Other things may be improving faster in China but human capital takes long to accumulate. China’s rural bias of an already low birth rate makes urgent action on rural education (and health) all the more important if China as a whole is to become rich.
Completed in early 2020 when the Covid-19 pandemic was closing factories, one aspect of the book seems overly pessimistic – a massive loss of low-skill jobs to other countries or to automation. But even though China’s own workforce size is now at best static, official stimulus measures still focus heavily on infrastructure projects which mostly employ low skilled labor.
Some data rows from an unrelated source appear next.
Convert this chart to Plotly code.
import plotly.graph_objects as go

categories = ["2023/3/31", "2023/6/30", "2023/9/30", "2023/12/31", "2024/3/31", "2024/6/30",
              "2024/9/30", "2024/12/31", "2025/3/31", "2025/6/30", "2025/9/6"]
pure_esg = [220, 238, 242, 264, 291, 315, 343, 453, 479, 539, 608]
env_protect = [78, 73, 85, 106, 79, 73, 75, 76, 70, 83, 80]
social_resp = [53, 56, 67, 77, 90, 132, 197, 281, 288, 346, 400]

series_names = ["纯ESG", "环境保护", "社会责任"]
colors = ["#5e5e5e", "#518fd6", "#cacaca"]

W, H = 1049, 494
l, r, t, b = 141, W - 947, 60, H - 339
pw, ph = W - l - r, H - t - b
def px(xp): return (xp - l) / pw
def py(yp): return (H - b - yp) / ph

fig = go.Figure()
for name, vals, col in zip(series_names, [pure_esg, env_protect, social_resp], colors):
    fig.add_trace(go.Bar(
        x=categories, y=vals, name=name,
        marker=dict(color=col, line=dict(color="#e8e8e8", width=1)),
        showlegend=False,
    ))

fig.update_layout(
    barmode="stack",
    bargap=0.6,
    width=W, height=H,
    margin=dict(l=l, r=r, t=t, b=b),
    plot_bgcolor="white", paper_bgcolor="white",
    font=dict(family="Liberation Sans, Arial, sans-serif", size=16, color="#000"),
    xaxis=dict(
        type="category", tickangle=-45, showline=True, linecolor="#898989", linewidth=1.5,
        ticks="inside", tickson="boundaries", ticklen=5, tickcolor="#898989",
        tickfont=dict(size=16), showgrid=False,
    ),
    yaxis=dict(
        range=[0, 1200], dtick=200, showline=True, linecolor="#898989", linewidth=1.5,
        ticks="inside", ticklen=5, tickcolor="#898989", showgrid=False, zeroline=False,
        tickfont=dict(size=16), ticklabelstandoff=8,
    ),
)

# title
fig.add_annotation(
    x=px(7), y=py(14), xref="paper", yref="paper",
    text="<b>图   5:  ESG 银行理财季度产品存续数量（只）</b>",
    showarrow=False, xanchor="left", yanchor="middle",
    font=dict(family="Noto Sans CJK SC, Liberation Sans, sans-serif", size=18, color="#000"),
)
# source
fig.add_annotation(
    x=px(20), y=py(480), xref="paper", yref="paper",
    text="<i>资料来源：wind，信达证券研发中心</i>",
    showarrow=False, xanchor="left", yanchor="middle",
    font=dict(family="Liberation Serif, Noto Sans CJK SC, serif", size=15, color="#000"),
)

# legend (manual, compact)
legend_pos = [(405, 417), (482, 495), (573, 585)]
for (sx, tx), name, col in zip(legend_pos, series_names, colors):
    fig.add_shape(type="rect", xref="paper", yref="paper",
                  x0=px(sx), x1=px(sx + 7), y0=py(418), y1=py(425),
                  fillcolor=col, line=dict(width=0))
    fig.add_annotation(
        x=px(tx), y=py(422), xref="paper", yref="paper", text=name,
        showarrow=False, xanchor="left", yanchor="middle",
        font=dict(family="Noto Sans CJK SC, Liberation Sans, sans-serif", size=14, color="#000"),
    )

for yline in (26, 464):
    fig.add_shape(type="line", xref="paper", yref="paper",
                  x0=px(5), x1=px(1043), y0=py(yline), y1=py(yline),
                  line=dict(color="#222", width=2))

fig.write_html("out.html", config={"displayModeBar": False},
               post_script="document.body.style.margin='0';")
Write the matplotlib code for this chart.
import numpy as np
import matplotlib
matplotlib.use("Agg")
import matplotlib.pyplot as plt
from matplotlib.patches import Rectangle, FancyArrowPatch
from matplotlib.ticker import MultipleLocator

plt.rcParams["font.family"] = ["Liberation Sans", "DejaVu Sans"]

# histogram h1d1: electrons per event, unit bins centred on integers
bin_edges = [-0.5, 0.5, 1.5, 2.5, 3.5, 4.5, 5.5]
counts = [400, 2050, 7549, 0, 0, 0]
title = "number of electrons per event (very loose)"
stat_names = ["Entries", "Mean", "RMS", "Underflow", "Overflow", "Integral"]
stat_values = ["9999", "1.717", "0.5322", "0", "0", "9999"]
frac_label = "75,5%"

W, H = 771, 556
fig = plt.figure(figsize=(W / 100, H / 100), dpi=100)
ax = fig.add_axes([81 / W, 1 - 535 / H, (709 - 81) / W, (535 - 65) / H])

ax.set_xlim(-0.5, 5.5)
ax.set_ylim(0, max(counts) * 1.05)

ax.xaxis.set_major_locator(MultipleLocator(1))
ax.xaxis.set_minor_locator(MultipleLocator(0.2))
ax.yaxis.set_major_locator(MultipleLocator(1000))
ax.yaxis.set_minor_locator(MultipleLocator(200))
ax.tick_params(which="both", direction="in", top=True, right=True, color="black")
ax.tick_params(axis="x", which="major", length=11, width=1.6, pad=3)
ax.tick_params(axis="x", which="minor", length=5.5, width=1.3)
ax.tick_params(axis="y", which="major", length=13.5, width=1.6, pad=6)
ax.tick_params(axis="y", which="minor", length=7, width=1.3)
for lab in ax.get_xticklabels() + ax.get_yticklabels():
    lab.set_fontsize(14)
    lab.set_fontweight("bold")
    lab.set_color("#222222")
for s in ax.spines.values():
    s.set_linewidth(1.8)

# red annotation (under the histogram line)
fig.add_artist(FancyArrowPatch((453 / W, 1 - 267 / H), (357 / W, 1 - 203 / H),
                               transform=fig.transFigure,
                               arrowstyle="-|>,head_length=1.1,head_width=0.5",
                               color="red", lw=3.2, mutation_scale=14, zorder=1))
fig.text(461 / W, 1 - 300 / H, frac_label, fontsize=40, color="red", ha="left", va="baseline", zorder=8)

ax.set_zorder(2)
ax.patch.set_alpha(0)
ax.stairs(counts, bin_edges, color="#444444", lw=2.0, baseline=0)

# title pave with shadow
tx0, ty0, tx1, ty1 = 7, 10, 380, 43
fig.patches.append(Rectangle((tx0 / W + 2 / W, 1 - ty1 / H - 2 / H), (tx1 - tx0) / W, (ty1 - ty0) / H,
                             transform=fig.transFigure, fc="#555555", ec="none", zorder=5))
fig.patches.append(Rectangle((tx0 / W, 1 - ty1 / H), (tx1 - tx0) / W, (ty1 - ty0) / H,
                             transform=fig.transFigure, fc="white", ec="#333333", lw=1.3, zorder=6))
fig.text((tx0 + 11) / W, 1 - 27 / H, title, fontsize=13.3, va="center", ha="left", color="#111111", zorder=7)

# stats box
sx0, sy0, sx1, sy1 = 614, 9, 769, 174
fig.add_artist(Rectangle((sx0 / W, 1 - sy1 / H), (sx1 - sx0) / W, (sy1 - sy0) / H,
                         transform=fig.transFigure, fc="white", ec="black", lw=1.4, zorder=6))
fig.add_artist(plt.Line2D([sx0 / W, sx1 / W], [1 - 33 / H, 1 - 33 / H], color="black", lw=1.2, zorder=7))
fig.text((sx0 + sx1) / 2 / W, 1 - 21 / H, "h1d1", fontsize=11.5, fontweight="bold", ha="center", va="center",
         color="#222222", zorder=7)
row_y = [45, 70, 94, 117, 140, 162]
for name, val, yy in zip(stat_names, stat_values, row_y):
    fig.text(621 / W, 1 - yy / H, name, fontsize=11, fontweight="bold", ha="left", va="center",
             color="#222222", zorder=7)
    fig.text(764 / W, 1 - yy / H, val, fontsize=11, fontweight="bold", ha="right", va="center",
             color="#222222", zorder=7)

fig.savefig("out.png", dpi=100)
President Xi Jinping is evidently well aware of the education and other rural problems, including an income gap which would cause insurgency in many countries. But given the structure of the system, and the preference for party control, outsiders may reasonably assume that it will be very difficult even for someone as powerful as Xi to drive the change in national priorities that may be required. Those are, one must assume, not merely institutional but also the financial cost of space programs, aircraft carriers and Belt and Road billions at a time when the median age of the population is about the surpass that in the US.